Phone Interview Do’s and Don’ts
Here are some “do’s” and “don’ts” for phone interviews.
- Make sure there are no distractions or things (people, pets, TV/radio) that will create background noise.
- Use a landline if at all possible. If using a cell phone, make sure the phone is charged (or plugged in) and has a strong cell signal in the area you are taking the call. If you are using a cordless phone, make sure the battery is charged.
- Hang a “do not disturb” sign on the door. Let anyone who will be nearby know that you will be on a call and should not be interrupted.
- Take several deep breaths before the call. And do not forget to breathe during the call. This can help lower your voice pitch.
- Go to the bathroom before you get on the call.
- Be on time for a phone interview. Ensure you are ready when the scheduled time arrives.
- Ask the interviewer at the beginning of the call how long they have scheduled for the interview. This will help you pace yourself.
- Acknowledge if you have a strong accent, lisp, or anything that may make it difficult for the interviewer to understand you. Tell the interviewer, “Let me know if you have any trouble understanding me, and I will be happy to repeat the information.”
- Smile. It can help to look in a mirror while you interview — this will help ensure you are expressing emotion. It can be helpful for you to put a sticky note somewhere to remind yourself to smile.
- Let your enthusiasm come through in your voice. However, be mindful of your tone and volume. Limit “uhhs,” ‘umms,” and “you knows” in your responses.
- Slow down. When you are nervous, you are likely to talk faster, which makes you more difficult to understand. So talk a bit slower than you normally would.
- Listen carefully to the question you are being asked before answering. Wait until the interviewer has finished asking the question before you answer. And make sure you understand the question before you begin answering. Use facts in your answers. Be specific with your achievement, statistics, and numbers.
- Keep your answers brief and to the point. One of the biggest mistakes you can make in a phone interview is not knowing when to stop talking. Without seeing the interviewer, it can be hard to know that that he or she is losing interest in what you are saying. So answer briefly, but use verbal cues. For example, “Do you want to know more?”
- Even during a phone interview, be mindful of your posture. One trick that can help give you energy is to stand up or walk around during the phone interview. Sit while the interviewer is talking, so you can take notes. But stand when you are responding. It allows you to breathe from your diaphragm, which helps you project your voice.
- Take a job interview phone call at work or at Starbucks. Make sure you are someplace quiet to take the call.
- Interrupt your interviewer. Make sure he or she has finished asking the question before you answer. Wait a second or two before answering.

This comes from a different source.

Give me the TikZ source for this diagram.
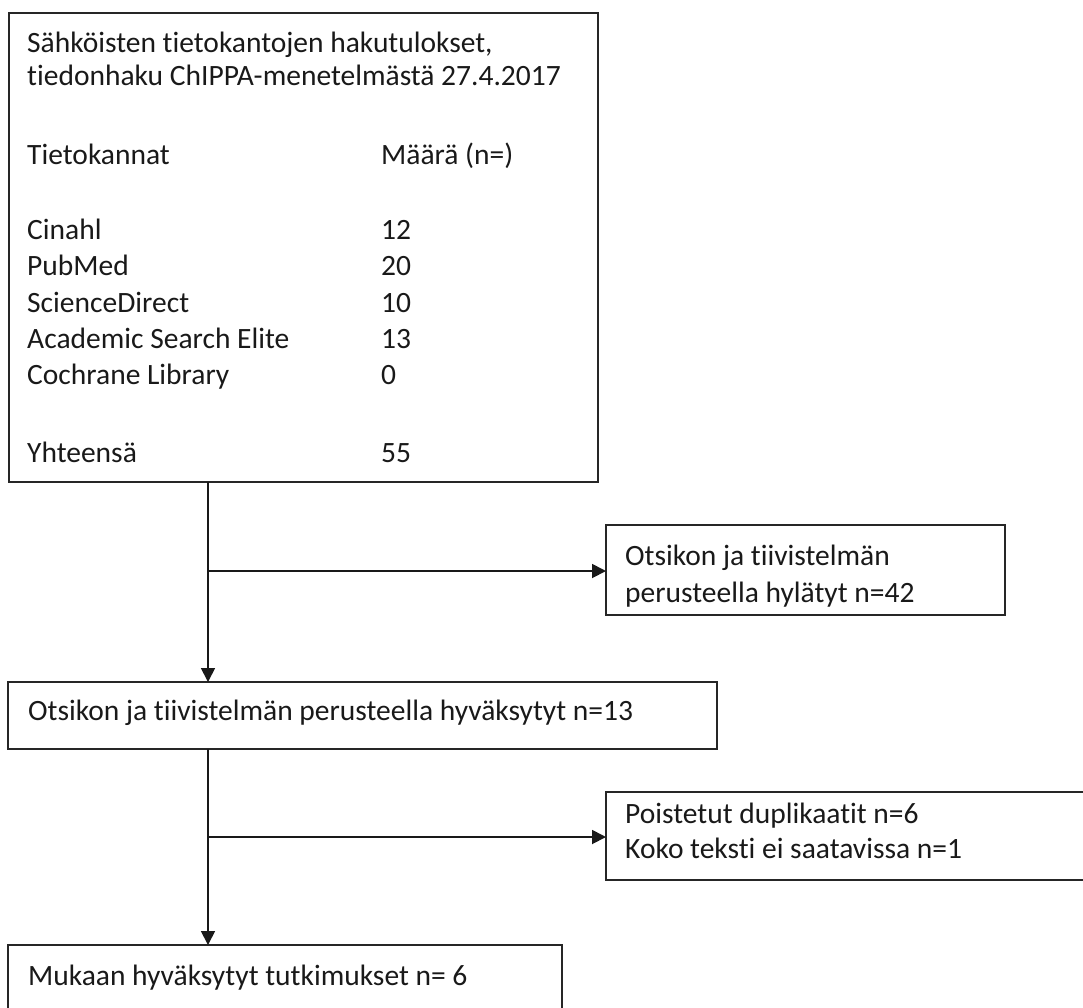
\documentclass[tikz,border=0pt]{standalone}
\usepackage{fontspec}
\setmainfont{Carlito}[RawFeature={-liga;-clig}]
\usetikzlibrary{arrows.meta}
\begin{document}
\begin{tikzpicture}[x=1pt,y=-1pt,
  frame/.style={draw=black!85, line width=1.6pt, inner sep=0pt, outer sep=0pt, anchor=north west},
  txt/.style={anchor=base west, inner sep=0pt, font=\fontsize{29.5}{36}\selectfont, text=black!90},
  conn/.style={line width=1.8pt, draw=black!90, -{Triangle[length=14pt,width=14pt]}}]
\useasboundingbox (0,0) rectangle (1083,1007);
\clip (0,0) rectangle (1083,1007);
% boxes
\node[frame, minimum width=589pt, minimum height=469pt] (b1) at (9,13) {};
\node[frame, minimum width=399pt, minimum height=90pt] (b2) at (606,525) {};
\node[frame, minimum width=709pt, minimum height=67pt] (b3) at (8,682) {};
\node[frame, minimum width=500pt, minimum height=88pt] (b4) at (606,792) {};
\node[frame, minimum width=554pt, minimum height=80pt] (b5) at (8,945) {};
% box 1 text
\node[txt] (t1) at (27,52) {Sähköisten tietokantojen hakutulokset,};
\node[txt] (t2) at (27,85) {tiedonhaku ChIPPA-menetelmästä 27.4.2017};
\node[txt] (t3) at (27,164) {Tietokannat};
\node[txt] (t3b) at (381,164) {Määrä (n=)};
\node[txt] (t4) at (27,239) {Cinahl};
\node[txt] (t4b) at (381,239) {12};
\node[txt] (t5) at (27,275) {PubMed};
\node[txt] (t5b) at (381,275) {20};
\node[txt] (t6) at (27,312) {ScienceDirect};
\node[txt] (t6b) at (381,312) {10};
\node[txt] (t7) at (27,348) {Academic Search Elite};
\node[txt] (t7b) at (381,348) {13};
\node[txt] (t8) at (27,384) {Cochrane Library};
\node[txt] (t8b) at (381,384) {0};
\node[txt] (t9) at (27,462) {Yhteensä};
\node[txt] (t9b) at (381,462) {55};
% other texts
\node[txt] (u1) at (625,565) {Otsikon ja tiivistelmän};
\node[txt] (u2) at (625,602) {perusteella hylätyt n=42};
\node[txt] (v1) at (28,720) {Otsikon ja tiivistelmän perusteella hyväksytyt n=13};
\node[txt] (w1) at (625,823) {Poistetut duplikaatit n=6};
\node[txt] (w2) at (625,858) {Koko teksti ei saatavissa n=1};
\node[txt] (x1) at (28,985) {Mukaan hyväksytyt tutkimukset n= 6};
% connectors
\coordinate (j1) at (208,571);
\coordinate (j2) at (208,837);
\draw[conn] (b1.south west -| j1) -- (b3.north west -| j1);
\draw[conn] (j1) -- (j1 -| b2.west);
\draw[conn] (b3.south west -| j2) -- (b5.north west -| j2);
\draw[conn] (j2) -- (j2 -| b4.west);
\end{tikzpicture}
\end{document}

- Never put your interviewer on hold to answer another call. Ignore call waiting (if you have it) — or disable it, if possible.
- Be too “casual” or “informal” in your conversation. This is still a job interview!
- Never chew gum or eat anything during a phone interview.
- Eliminate “uptalk.” This is a nervous habit where you end a declarative statement with an intonation that makes it sound like a question. (Tape recording your interview can be a good way to identify if this is something you do.)
- Avoid using your phone’s speakerphone feature on a phone interview. Not only can a speakerphone create an echo, but it also picks up more background noise (such as shuffling papers).
- If you take notes, do not take them on your computer. The sound of typing is distracting. Have a pen and paper to take notes.
- Restrain yourself. If you are an animated speaker in person — for example, you use your hands while speaking —it is fine to use your hands. The interviewer cannot see them anyway. Using your hands will help make the interview feel more like a natural conversation.
- Use the “mute” button on your phone for the first time on a job interview call. The mute button can eliminate distracting noise (for example, if you must take a drink of water). You will want to have practiced using it before the call so you do not accidentally mute yourself while you want to be talking.
- Avoid bringing up salary, benefits, or reporting structure (who you would report to) on a phone interview. Save that for an in-person interview. But do be prepared to answer the salary question if you are asked
- Placing an empty chair near you when you are interviewing. “Talk” to the empty chair as if there was a real person sitting there.
- Eating a cough drop (especially one with menthol) before the call. A medicated cough drop can help your voice. (But make sure you finish the cough drop before you get on the call!)
- Calling from indoors, if you are using a cell phone. Wind can create noise on the line with a cell phone.